Dans une approche historique, Emilie Armatte nuance quelque peu ce propos en s'appuyant sur Emmanuel Castell pour qui les sociétés industrielles modernes seraient plutôt des " jungles cahotiques " que des " bureaucraties surcentralisées ". Cependant, son texte établit le changement de sensibilité de l'opinion publique à l'égard de la " mise en fiche ", depuis les années 1970, contestataires, jusqu'aux années 1990, qu'on dira " collaborationnistes ". Si le projet " SAFARI " d'interconnexion des fichiers individuels sur la base d'un numéro d'identification unique a été repoussé en 1974, le projet de 1997 sur l'interconnexion des fichiers sociaux et fiscaux, lui, a été approuvé. Notre société est peut-être éclatée, elle n'en demeure pas moins soumise à une forte tentation centralisatrice, que les NTIC lui offrent sur un plateau.
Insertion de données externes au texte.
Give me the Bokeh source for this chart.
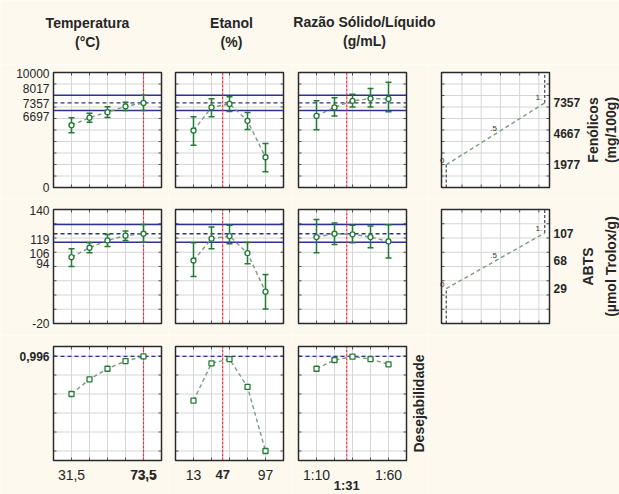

En témoigne la crainte nouvelle d'un envahissement de la sphère privée par les techniques du cybermarketing.

Hubert Bouchet répond lui aux questions qui lui sont faites sur la place des NTIC dans l'entreprise et la gestion des rapports entre les salariés et les dirigeants, en même temps qu'il évoque le rôle de la CNIL, du fait des responsabilités qu'il y tient. L'informatique est, selon lui, au cœur d'une contradiction avec laquelle tôt au tard, il faudra s'affronter. Notre rapport au travail, les formes du travail ont, selon H. Bouchet, changé. L'investissement physique a cédé la place à l'investissement intellectuel, cognitif, mais aussi sans doute psychologique, psychique. Et ce type nouveau d'investissement salarial donne le meilleur de lui même quand il fait une large place à la liberté, à l'initiative, à la créativité de l'individu. Or, dans l'entreprise, la tendance est forte à utiliser les NTIC précisément pour leur pouvoir de surveillance, de contrôle et de limitation des capacités individuelles. S'il est vrai que le droit de l'employeur ne doit pas être perdu de vue, un tel usage de l'informatique est dommageable du point de vue même de l'employeur. C'est sans doute pourquoi notre interlocuteur se déclare optimiste : un usage intelligent des NTIC finira par s'imposer?

On peut en douter à la lecture du document de Yves Poullet. Son analyse au cordeau de la loi belge sur les dispositions légales imposées aux prestataires de services de réseau en matière de conservation des données au fin de lutte contre la criminalité informatique laisse à voir que les tendances " benthamiennes " l'emportent largement sur les considérations relatives à la protection de la vie privée. Comparant loi nationale belge et dispositions réglementaires européennes, Y. Poulet souligne les imprécisions du texte belge, sa position " liberticide "par rapport aux réserves contenues dans les textes européens et, au total, l'inefficacité prévisible des mesures arrêtées, eu égard au fait que les dispositifs de surveillance déjà institués n'ont en rien interdit la préparation des attentats du World Trade Center - agités par tous les Grands Justiciers pour justifier leurs volontés de contrôle. Le plus grave peut-être est que cette rhétorique de la lutte contre le mal semble rendre moins impératif, au sein de l'opinion publique, le désir même de protection de la vie privée. Cette " délégitimation " rampante du droit de l'individu mérite évidemment d'être étudiée?